Bill Haley and the Comets' Rock Around the Clock blasts under the main titles of Blackboard Jungle like an anthem announcing a new force in the world: Teen power. The film helped initiate a wave of media attention on teenagers, who suddenly became the focus of everything problematical in modern life. School violence and youth delinquency had skyrocketed in the years since the war, when fathers were away fighting and mothers worked out of the house. Millions of unsupervised kids drifted into street gangs. The subject had already been addressed in a minor wartime Val Lewton production called Youth Run Wild but it was not until 1955 that Blackboard Jungle made juvenile delinquency the top issue of the day.

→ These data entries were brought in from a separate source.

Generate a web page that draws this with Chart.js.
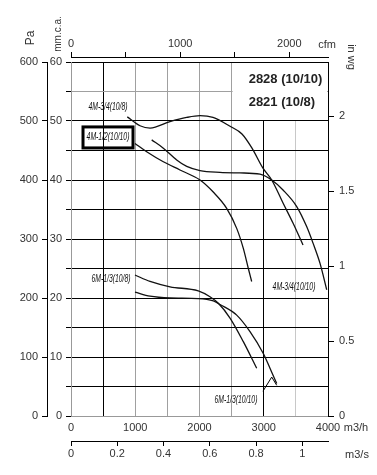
<!DOCTYPE html>
<html lang="en">
<head>
    <meta charset="UTF-8" />
    <title>2828 (10/10) / 2821 (10/8)</title>
    <script src="https://cdn.jsdelivr.net/npm/chart.js"></script>
    <style>
        body { margin: 0; padding: 0; background: #fff; }
        .chart-container { width: 377px; height: 475px; position: relative; }
    </style>
</head>
<body>
    <div class="chart-container">
        <canvas id="fanChart"></canvas>
    </div>

    <script>
        // airflow in m3/h, static pressure in Pa
        const flow_34_108 = [876, 1074, 1230, 1541, 1801, 2008, 2210, 2475, 2661, 2817, 2988, 3124, 3300, 3455, 3611];
        const pres_34_108 = [507, 492, 488, 499, 506, 509, 506, 491, 478, 454, 420, 400, 361, 327, 290];

        const flow_34_1010 = [1256, 1437, 1645, 1801, 2008, 2319, 2630, 2942, 3124, 3300, 3513, 3668, 3767, 3875, 3980];
        const pres_34_1010 = [468, 454, 434, 423, 416, 413, 412, 410, 400, 383, 355, 321, 293, 259, 214];

        const flow_12_1010 = [996, 1178, 1437, 1696, 2008, 2210, 2423, 2579, 2682, 2760, 2812];
        const pres_12_1010 = [462, 448, 431, 417, 400, 380, 352, 318, 284, 250, 228];

        const flow_13_108 = [996, 1230, 1541, 1981, 2163, 2293, 2475, 2682, 2890];
        const pres_13_108 = [239, 228, 219, 212, 202, 191, 166, 126, 81];

        const flow_13_1010 = [996, 1230, 1541, 1981, 2215, 2319, 2579, 2786, 2993, 3097, 3202];
        const pres_13_1010 = [210, 203, 200, 199, 195, 189, 171, 143, 106, 81, 55];

        const models = ['2828 (10/10)', '2821 (10/8)'];

        // tick positions of the six axes
        const ticksM3h = [0, 500, 1000, 1500, 2000, 2500, 3000, 3500, 4000];
        const ticksM3s = [0, 0.2, 0.4, 0.6, 0.8, 1];
        const ticksCfm = [0, 500, 1000, 1500, 2000];
        const ticksPa = [0, 50, 100, 150, 200, 250, 300, 350, 400, 450, 500, 550, 600];
        const ticksMm = [0, 5, 10, 15, 20, 25, 30, 35, 40, 45, 50, 55, 60];
        const ticksInWg = [0, 0.5, 1, 1.5, 2];

        const font = { family: '"Liberation Sans", Arial, sans-serif', size: 11 };
        const tickColor = '#333';

        const toPoints = (xs, ys) => xs.map((v, i) => ({ x: v, y: ys[i] }));
        const setTicks = list => s => { s.ticks = list.map(v => ({ value: v })); };

        const curve = (label, xs, ys) => ({
            label: label,
            data: toPoints(xs, ys),
            showLine: true,
            borderColor: '#111',
            borderWidth: 1.3,
            pointRadius: 0,
            cubicInterpolationMode: 'monotone',
            xAxisID: 'x',
            yAxisID: 'y'
        });

        // curve names sit next to the curves, given in m3/h and Pa
        function curveLabel(ctx, x, y, text, qx, py) {
            ctx.save();
            ctx.translate(x.getPixelForValue(qx), y.getPixelForValue(py));
            ctx.scale(0.62, 1);
            ctx.font = 'italic 11px "Liberation Sans", Arial, sans-serif';
            ctx.fillStyle = '#111';
            ctx.textAlign = 'center';
            ctx.textBaseline = 'middle';
            ctx.fillText(text, 0, 0);
            ctx.restore();
        }

        function rotated(ctx, text, px, py, angle, size) {
            ctx.save();
            ctx.translate(px, py);
            ctx.rotate(angle);
            ctx.font = size + 'px "Liberation Sans", Arial, sans-serif';
            ctx.fillStyle = tickColor;
            ctx.textAlign = 'center';
            ctx.textBaseline = 'middle';
            ctx.fillText(text, 0, 0);
            ctx.restore();
        }

        const annotations = {
            id: 'annotations',
            beforeDatasetsDraw(chart) {
                const { ctx, scales: { x, y } } = chart;
                // upper right cell is kept blank for the model names
                const l = x.getPixelForValue(2500) + 1, r = x.getPixelForValue(4000) - 1;
                const t = y.getPixelForValue(600) + 1, b = y.getPixelForValue(500) - 1;
                ctx.save();
                ctx.fillStyle = '#fff';
                ctx.fillRect(l, t, r - l, b - t);
                ctx.restore();
            },
            afterDatasetsDraw(chart) {
                const { ctx, chartArea, scales: { x, y } } = chart;
                ctx.save();
                ctx.font = 'bold 13px "Liberation Sans", Arial, sans-serif';
                ctx.fillStyle = '#222';
                ctx.textBaseline = 'middle';
                ctx.fillText(models[0], x.getPixelForValue(2765), y.getPixelForValue(570));
                ctx.fillText(models[1], x.getPixelForValue(2765), y.getPixelForValue(531));
                ctx.restore();

                curveLabel(ctx, x, y, '4M-3/4(10/8)', 576, 524);
                curveLabel(ctx, x, y, '4M-1/2(10/10)', 576, 473);
                curveLabel(ctx, x, y, '6M-1/3(10/8)', 623, 232);
                curveLabel(ctx, x, y, '6M-1/3(10/10)', 2568, 27);
                curveLabel(ctx, x, y, '4M-3/4(10/10)', 3471, 219);

                // framed label
                ctx.save();
                ctx.strokeStyle = '#000';
                ctx.lineWidth = 3;
                const bx = x.getPixelForValue(576), by = y.getPixelForValue(473);
                ctx.strokeRect(bx - 25, by - 10, 50, 21);
                // leader from the 6M-1/3(10/10) label
                ctx.lineWidth = 1;
                ctx.beginPath();
                ctx.moveTo(x.getPixelForValue(2988), y.getPixelForValue(42));
                ctx.lineTo(x.getPixelForValue(3124), y.getPixelForValue(66));
                ctx.lineTo(x.getPixelForValue(3202), y.getPixelForValue(52));
                ctx.stroke();
                ctx.restore();

                // axis names
                rotated(ctx, 'Pa', 31, 38, -Math.PI / 2, 12);
                rotated(ctx, 'mm.c.a.', 58, 34, -Math.PI / 2, 10);
                rotated(ctx, 'in wg', 351, 57, Math.PI / 2, 11);
                ctx.save();
                ctx.font = '11px "Liberation Sans", Arial, sans-serif';
                ctx.fillStyle = tickColor;
                ctx.textAlign = 'center';
                ctx.textBaseline = 'middle';
                ctx.fillText('cfm', chartArea.right - 1, 45);
                ctx.fillText('m3/h', 356, 428);
                ctx.fillText('m3/s', 357, 455);
                ctx.restore();
            }
        };

        const xGrid = v => {
            if (v === 500 || v === 3000 || v === 4000) return '#000';
            if (v === 3500) return '#c8c8c8';
            return '#a0a0a0';
        };

        const fanChart = new Chart(document.getElementById('fanChart'), {
            type: 'scatter',
            data: {
                datasets: [
                    curve('4M-3/4(10/8)', flow_34_108, pres_34_108),
                    curve('4M-3/4(10/10)', flow_34_1010, pres_34_1010),
                    curve('4M-1/2(10/10)', flow_12_1010, pres_12_1010),
                    curve('6M-1/3(10/8)', flow_13_108, pres_13_108),
                    curve('6M-1/3(10/10)', flow_13_1010, pres_13_1010)
                ]
            },
            options: {
                responsive: true,
                maintainAspectRatio: false,
                animation: false,
                layout: { padding: 0 },
                plugins: { legend: { display: false }, tooltip: { enabled: false } },
                scales: {
                    x: {
                        type: 'linear', position: 'bottom', weight: 0,
                        min: 0, max: 4000,
                        afterBuildTicks: setTicks(ticksM3h),
                        ticks: { autoSkip: false, maxRotation: 0, padding: 5, color: tickColor, font: font,
                                 callback: v => v % 1000 === 0 ? v : '' },
                        grid: { drawTicks: false, color: c => xGrid(c.tick.value) },
                        border: { color: '#999' },
                        afterFit: s => { s.height = 25; }
                    },
                    xs: {
                        type: 'linear', position: 'bottom', weight: 1,
                        min: 0, max: 4000 / 3600,
                        afterBuildTicks: setTicks(ticksM3s),
                        ticks: { autoSkip: false, maxRotation: 0, padding: 1, color: tickColor, font: font,
                                 callback: v => String(v) },
                        grid: { drawOnChartArea: false, tickLength: 5, color: '#000' },
                        border: { color: '#000' },
                        afterFit: s => { s.height = 34; }
                    },
                    gap: {
                        type: 'linear', position: 'top', weight: 0,
                        ticks: { display: false },
                        grid: { display: false },
                        border: { display: false },
                        afterFit: s => { s.height = 5; }
                    },
                    xc: {
                        type: 'linear', position: 'top', weight: 1,
                        min: 0, max: 4000 / 1.699,
                        afterBuildTicks: setTicks(ticksCfm),
                        ticks: { autoSkip: false, maxRotation: 0, padding: 1, color: tickColor, font: font,
                                 callback: v => v % 1000 === 0 ? v : '' },
                        grid: { drawOnChartArea: false, tickLength: 5, color: '#000' },
                        border: { color: '#000' },
                        afterFit: s => { s.height = 57; }
                    },
                    y: {
                        type: 'linear', position: 'left', weight: 1,
                        min: 0, max: 600,
                        afterBuildTicks: setTicks(ticksPa),
                        ticks: { autoSkip: false, padding: 4, color: tickColor, font: font,
                                 callback: v => v % 100 === 0 ? v : '' },
                        grid: {
                            tickLength: 5,
                            color: c => c.tick.value === 0 ? '#999' : (c.tick.value === 550 ? '#a0a0a0' : '#000'),
                            tickColor: c => c.tick.value % 100 === 0 ? '#000' : 'rgba(0,0,0,0)'
                        },
                        border: { color: '#000' },
                        afterFit: s => { s.width = 47; }
                    },
                    ym: {
                        type: 'linear', position: 'left', weight: 0,
                        min: 0, max: 60,
                        afterBuildTicks: setTicks(ticksMm),
                        ticks: { autoSkip: false, padding: 4, color: tickColor, font: font,
                                 callback: v => v % 10 === 0 ? v : '' },
                        grid: { drawOnChartArea: false, tickLength: 5, color: '#000' },
                        border: { color: '#999' },
                        afterFit: s => { s.width = 24; }
                    },
                    yw: {
                        type: 'linear', position: 'right', weight: 0,
                        min: 0, max: 600 / 254,
                        afterBuildTicks: setTicks(ticksInWg),
                        ticks: { autoSkip: false, padding: 5, color: tickColor, font: font,
                                 callback: v => String(v) },
                        grid: { drawOnChartArea: false, tickLength: 6, color: '#000' },
                        border: { color: '#000' },
                        afterFit: s => { s.width = 49; }
                    }
                }
            },
            plugins: [annotations]
        });
    </script>
</body>
</html>
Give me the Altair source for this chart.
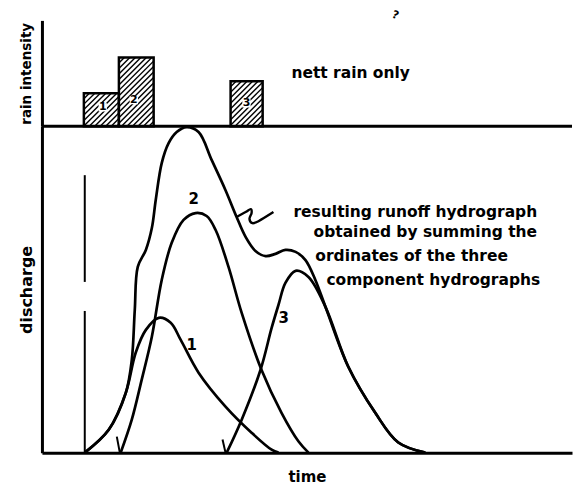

Richard Brooks' expert screenplay spells out the problem - adults have lost control and teachers are helpless against classrooms filled with insolent thugs who refuse to behave. Teacher Dadier is insulted, ignored and called "Daddy-O;" the minimal cooperation needed to teach anything is too much to ask. Shell-shocked, he turns to the veteran teachers for guidance and finds only indifference and denial. One teacher (Louis Calhern) openly mocks Dadier's professional concern.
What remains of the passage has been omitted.